Even with this alleged surface lease agreement in place, the community used the farm, peacefully and undisturbed, predominantly for crop farming and sometimes livestock farming to sustain their livelihoods.
The peace came to a sudden halt when IBMR ceded the mining rights to Pilanesberg Platinum Mine (PPM).
In 2014 PPM was accused by community members of erecting fencing on portions of the farm, and engaging in extensive de-bushing of the vegetation on the farm and excavation of the soil in preparation for mining.
A dispute then ensued between the mining company and the community farming the land leading to PPM approaching the High Court of South Africa’s North West division to request an urgent interdict to evict the 13 families from the disputed land.
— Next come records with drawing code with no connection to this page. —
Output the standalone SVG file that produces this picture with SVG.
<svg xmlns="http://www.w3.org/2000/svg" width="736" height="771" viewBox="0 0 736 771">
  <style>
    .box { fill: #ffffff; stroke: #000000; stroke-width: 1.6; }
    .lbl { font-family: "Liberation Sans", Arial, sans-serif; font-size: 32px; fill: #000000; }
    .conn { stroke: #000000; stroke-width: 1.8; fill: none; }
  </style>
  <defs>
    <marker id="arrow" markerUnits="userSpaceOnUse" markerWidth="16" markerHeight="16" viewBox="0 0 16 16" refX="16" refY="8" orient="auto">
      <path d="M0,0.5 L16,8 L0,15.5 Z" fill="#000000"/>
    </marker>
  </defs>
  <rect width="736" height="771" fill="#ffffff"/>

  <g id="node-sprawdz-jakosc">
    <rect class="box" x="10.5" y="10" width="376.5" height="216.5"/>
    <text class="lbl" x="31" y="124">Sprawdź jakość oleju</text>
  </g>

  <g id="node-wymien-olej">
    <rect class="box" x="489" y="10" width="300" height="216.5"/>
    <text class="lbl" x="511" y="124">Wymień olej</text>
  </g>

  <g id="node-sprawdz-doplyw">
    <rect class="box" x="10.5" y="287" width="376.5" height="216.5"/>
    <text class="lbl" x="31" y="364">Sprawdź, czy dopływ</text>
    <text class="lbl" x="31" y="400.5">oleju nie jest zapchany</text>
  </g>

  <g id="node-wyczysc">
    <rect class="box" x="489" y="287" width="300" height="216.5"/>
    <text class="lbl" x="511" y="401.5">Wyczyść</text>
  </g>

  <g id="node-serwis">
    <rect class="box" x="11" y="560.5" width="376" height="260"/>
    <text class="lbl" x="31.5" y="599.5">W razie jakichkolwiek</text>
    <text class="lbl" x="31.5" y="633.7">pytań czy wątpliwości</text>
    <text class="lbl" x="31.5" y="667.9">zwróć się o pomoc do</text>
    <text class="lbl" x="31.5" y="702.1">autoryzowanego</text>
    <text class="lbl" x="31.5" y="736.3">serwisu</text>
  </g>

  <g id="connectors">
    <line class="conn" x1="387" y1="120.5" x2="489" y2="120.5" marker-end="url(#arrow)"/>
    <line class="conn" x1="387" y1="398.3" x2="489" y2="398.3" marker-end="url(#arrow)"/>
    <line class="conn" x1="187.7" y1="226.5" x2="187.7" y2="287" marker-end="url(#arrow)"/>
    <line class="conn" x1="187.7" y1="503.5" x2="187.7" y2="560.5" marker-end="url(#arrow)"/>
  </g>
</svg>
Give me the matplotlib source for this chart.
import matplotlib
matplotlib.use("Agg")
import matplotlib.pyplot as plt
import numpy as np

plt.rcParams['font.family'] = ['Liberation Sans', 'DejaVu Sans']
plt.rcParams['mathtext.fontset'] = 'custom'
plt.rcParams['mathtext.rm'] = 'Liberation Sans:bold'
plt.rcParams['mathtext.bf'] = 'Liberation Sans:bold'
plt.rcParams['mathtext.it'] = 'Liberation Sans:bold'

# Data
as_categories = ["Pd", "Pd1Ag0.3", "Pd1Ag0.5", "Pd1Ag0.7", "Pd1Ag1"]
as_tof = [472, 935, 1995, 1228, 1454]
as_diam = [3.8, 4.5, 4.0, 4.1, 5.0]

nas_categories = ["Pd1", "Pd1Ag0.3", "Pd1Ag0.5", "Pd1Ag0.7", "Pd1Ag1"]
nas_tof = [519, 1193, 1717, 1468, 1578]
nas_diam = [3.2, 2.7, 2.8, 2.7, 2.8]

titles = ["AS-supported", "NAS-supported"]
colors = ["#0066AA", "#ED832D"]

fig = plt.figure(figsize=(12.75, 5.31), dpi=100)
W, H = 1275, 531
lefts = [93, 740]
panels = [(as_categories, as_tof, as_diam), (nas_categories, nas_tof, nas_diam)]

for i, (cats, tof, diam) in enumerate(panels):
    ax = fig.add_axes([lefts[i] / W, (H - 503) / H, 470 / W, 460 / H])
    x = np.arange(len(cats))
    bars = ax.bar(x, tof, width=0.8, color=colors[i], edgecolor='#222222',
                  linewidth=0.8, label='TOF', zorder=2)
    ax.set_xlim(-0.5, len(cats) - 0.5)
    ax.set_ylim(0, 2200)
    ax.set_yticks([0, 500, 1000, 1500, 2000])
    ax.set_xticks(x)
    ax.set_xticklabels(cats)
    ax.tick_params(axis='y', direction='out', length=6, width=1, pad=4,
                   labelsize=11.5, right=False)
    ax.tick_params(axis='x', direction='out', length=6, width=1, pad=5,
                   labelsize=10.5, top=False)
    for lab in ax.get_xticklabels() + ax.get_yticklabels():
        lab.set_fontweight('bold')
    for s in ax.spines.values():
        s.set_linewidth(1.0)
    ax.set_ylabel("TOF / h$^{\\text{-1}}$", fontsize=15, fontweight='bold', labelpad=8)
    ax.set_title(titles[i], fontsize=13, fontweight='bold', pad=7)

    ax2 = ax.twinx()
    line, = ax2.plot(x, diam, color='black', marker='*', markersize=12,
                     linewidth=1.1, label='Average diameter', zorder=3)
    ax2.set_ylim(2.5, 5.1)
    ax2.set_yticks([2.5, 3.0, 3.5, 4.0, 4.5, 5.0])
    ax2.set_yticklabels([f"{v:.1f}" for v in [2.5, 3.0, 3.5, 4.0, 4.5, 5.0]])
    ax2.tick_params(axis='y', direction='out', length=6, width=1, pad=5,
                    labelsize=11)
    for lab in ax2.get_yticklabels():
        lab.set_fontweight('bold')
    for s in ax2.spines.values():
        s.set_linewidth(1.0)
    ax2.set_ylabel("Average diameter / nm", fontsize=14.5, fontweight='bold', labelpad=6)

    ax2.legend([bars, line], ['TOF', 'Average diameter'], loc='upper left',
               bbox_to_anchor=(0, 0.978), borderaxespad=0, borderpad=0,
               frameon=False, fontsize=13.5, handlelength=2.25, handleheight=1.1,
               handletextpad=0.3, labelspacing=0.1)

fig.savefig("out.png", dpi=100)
The Lesethleng community, represented by the Land and Housing Unit of Lawyers for Human Rights, challenged the decision as they claimed that they were the rightful owners of the farm having purchased the Wilgespruit farm (locally referred to as “Modimo Mmalo”) over a century ago in 1919.
Their lawyers argued that in spite of being the true purchasers, the community could not be registered as the owners of the land at that time because of the discriminatory racial laws and policies.
In Thursday’s Constitutional Court judgment, the Lesethleng community argued that the court should not grant the urgent interdict as “they are the true owners of the land, they were not properly consulted before the mining rights were awarded/the surface lease was signed and/or mining commenced.”
In a unanimous judgment read out by acting Judge Justice Petse, the Constitutional Court held that it is settled law that all other satisfactory remedies must be exhausted before an interdict can be applied for.
“Section 54 of the MPRDA provides for a speedy mechanism to resolve disputes between landowners or lawful occupants and mining rights holders when the former prevents the later from commencing with mining,” said Petse.
The North West High Court’s order was set aside and was substituted with an order dismissing the respondent’s application for an eviction with costs.